*Information given*

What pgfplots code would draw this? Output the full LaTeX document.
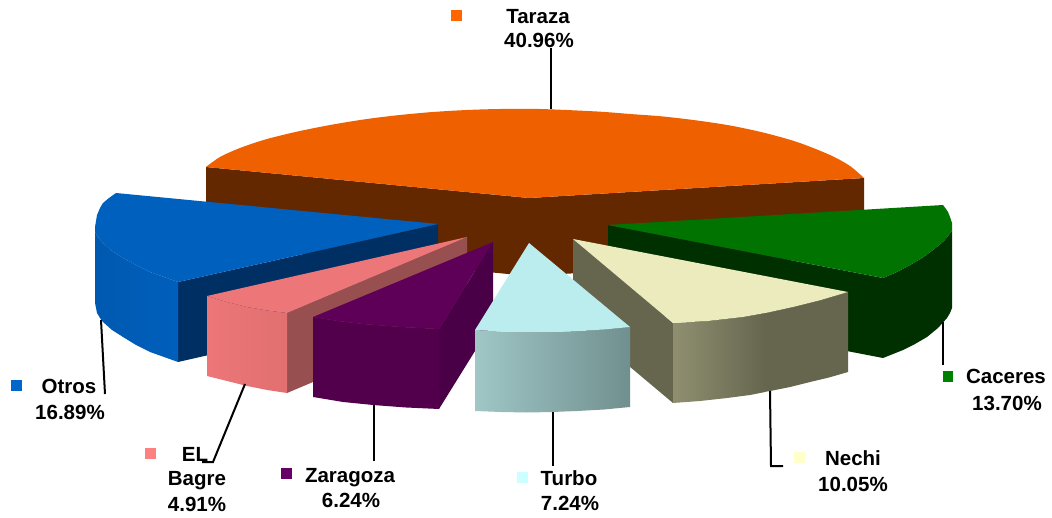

==

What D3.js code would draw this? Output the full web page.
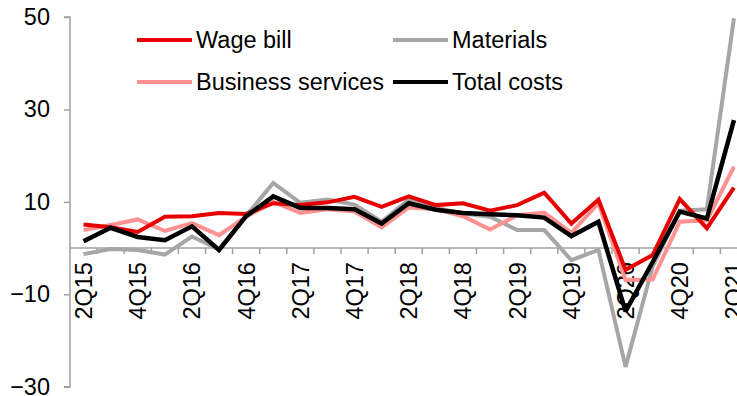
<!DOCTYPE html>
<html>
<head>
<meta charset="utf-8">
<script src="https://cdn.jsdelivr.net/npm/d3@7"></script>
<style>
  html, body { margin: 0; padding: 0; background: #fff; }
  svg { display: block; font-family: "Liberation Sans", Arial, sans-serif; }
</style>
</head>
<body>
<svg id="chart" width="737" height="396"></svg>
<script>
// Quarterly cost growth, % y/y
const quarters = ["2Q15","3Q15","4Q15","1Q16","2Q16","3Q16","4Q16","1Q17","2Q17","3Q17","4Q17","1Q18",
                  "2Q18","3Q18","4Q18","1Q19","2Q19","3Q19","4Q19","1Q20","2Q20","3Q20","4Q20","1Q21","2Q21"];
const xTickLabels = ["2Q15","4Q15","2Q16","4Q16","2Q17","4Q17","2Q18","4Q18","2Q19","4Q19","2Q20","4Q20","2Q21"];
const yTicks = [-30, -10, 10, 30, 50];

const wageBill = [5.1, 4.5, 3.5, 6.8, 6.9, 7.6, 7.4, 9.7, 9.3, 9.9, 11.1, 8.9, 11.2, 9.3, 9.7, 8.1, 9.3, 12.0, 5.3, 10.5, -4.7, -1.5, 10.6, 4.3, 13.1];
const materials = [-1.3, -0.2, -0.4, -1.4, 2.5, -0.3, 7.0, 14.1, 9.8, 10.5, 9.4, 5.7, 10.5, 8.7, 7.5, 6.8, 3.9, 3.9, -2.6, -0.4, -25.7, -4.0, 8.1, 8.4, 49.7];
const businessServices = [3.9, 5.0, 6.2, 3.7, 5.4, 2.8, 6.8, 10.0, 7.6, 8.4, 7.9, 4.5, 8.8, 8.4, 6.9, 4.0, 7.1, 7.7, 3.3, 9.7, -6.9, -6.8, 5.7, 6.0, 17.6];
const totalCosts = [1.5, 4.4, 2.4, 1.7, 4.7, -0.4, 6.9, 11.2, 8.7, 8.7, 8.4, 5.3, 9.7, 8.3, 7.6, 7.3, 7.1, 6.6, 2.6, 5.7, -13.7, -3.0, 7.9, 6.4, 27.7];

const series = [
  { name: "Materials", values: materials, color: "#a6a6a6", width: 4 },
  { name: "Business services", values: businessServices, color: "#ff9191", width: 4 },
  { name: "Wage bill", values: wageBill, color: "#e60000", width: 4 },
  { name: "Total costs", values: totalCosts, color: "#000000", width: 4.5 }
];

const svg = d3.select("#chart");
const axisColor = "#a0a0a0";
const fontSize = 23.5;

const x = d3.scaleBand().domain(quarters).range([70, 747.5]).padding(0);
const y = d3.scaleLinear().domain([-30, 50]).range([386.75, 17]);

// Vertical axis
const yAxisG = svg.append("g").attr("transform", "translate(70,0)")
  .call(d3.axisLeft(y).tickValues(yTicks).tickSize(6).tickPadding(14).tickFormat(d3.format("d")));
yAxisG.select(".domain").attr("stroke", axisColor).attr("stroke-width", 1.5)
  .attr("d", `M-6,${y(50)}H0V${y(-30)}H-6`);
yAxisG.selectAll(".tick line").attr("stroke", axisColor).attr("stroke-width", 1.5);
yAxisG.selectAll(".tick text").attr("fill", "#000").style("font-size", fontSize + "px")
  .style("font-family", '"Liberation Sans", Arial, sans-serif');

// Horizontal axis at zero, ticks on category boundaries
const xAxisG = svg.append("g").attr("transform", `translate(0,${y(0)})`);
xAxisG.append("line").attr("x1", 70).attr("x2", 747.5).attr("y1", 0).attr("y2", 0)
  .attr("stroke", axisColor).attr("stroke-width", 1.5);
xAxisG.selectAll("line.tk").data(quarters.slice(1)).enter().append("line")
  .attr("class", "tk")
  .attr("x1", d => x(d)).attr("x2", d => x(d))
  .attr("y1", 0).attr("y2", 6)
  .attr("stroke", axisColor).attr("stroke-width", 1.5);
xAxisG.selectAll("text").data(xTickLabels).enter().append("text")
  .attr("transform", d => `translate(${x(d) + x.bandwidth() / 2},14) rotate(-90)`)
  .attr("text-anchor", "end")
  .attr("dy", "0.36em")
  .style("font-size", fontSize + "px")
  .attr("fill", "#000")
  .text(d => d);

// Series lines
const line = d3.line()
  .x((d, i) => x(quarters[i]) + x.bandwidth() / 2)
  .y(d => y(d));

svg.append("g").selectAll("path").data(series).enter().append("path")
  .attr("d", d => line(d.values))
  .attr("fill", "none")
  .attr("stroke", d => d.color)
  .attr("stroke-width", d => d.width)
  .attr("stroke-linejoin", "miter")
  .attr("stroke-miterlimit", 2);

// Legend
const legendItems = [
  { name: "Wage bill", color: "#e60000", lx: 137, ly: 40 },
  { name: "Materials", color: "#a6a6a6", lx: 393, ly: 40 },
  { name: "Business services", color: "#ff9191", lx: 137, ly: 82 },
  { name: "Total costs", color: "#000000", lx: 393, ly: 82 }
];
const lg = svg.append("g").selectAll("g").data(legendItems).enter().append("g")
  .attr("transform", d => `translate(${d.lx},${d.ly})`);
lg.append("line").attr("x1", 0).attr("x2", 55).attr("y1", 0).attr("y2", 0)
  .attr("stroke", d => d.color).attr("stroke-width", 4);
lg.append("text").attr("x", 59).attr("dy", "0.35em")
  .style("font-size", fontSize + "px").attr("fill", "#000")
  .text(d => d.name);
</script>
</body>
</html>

*What you should do*
Leave the pictures out, and transcribe exactly the lines above starting at the one that contains "What D3.js code" and ending at the one that contains "d3.scaleLinear().domain([-30, 50]).range([386.75, 17]);".

*Exercise output*
What D3.js code would draw this? Output the full web page.
<!DOCTYPE html>
<html>
<head>
<meta charset="utf-8">
<script src="https://cdn.jsdelivr.net/npm/d3@7"></script>
<style>
  html, body { margin: 0; padding: 0; background: #fff; }
  svg { display: block; font-family: "Liberation Sans", Arial, sans-serif; }
</style>
</head>
<body>
<svg id="chart" width="737" height="396"></svg>
<script>
// Quarterly cost growth, % y/y
const quarters = ["2Q15","3Q15","4Q15","1Q16","2Q16","3Q16","4Q16","1Q17","2Q17","3Q17","4Q17","1Q18",
                  "2Q18","3Q18","4Q18","1Q19","2Q19","3Q19","4Q19","1Q20","2Q20","3Q20","4Q20","1Q21","2Q21"];
const xTickLabels = ["2Q15","4Q15","2Q16","4Q16","2Q17","4Q17","2Q18","4Q18","2Q19","4Q19","2Q20","4Q20","2Q21"];
const yTicks = [-30, -10, 10, 30, 50];

const wageBill = [5.1, 4.5, 3.5, 6.8, 6.9, 7.6, 7.4, 9.7, 9.3, 9.9, 11.1, 8.9, 11.2, 9.3, 9.7, 8.1, 9.3, 12.0, 5.3, 10.5, -4.7, -1.5, 10.6, 4.3, 13.1];
const materials = [-1.3, -0.2, -0.4, -1.4, 2.5, -0.3, 7.0, 14.1, 9.8, 10.5, 9.4, 5.7, 10.5, 8.7, 7.5, 6.8, 3.9, 3.9, -2.6, -0.4, -25.7, -4.0, 8.1, 8.4, 49.7];
const businessServices = [3.9, 5.0, 6.2, 3.7, 5.4, 2.8, 6.8, 10.0, 7.6, 8.4, 7.9, 4.5, 8.8, 8.4, 6.9, 4.0, 7.1, 7.7, 3.3, 9.7, -6.9, -6.8, 5.7, 6.0, 17.6];
const totalCosts = [1.5, 4.4, 2.4, 1.7, 4.7, -0.4, 6.9, 11.2, 8.7, 8.7, 8.4, 5.3, 9.7, 8.3, 7.6, 7.3, 7.1, 6.6, 2.6, 5.7, -13.7, -3.0, 7.9, 6.4, 27.7];

const series = [
  { name: "Materials", values: materials, color: "#a6a6a6", width: 4 },
  { name: "Business services", values: businessServices, color: "#ff9191", width: 4 },
  { name: "Wage bill", values: wageBill, color: "#e60000", width: 4 },
  { name: "Total costs", values: totalCosts, color: "#000000", width: 4.5 }
];

const svg = d3.select("#chart");
const axisColor = "#a0a0a0";
const fontSize = 23.5;

const x = d3.scaleBand().domain(quarters).range([70, 747.5]).padding(0);
const y = d3.scaleLinear().domain([-30, 50]).range([386.75, 17]);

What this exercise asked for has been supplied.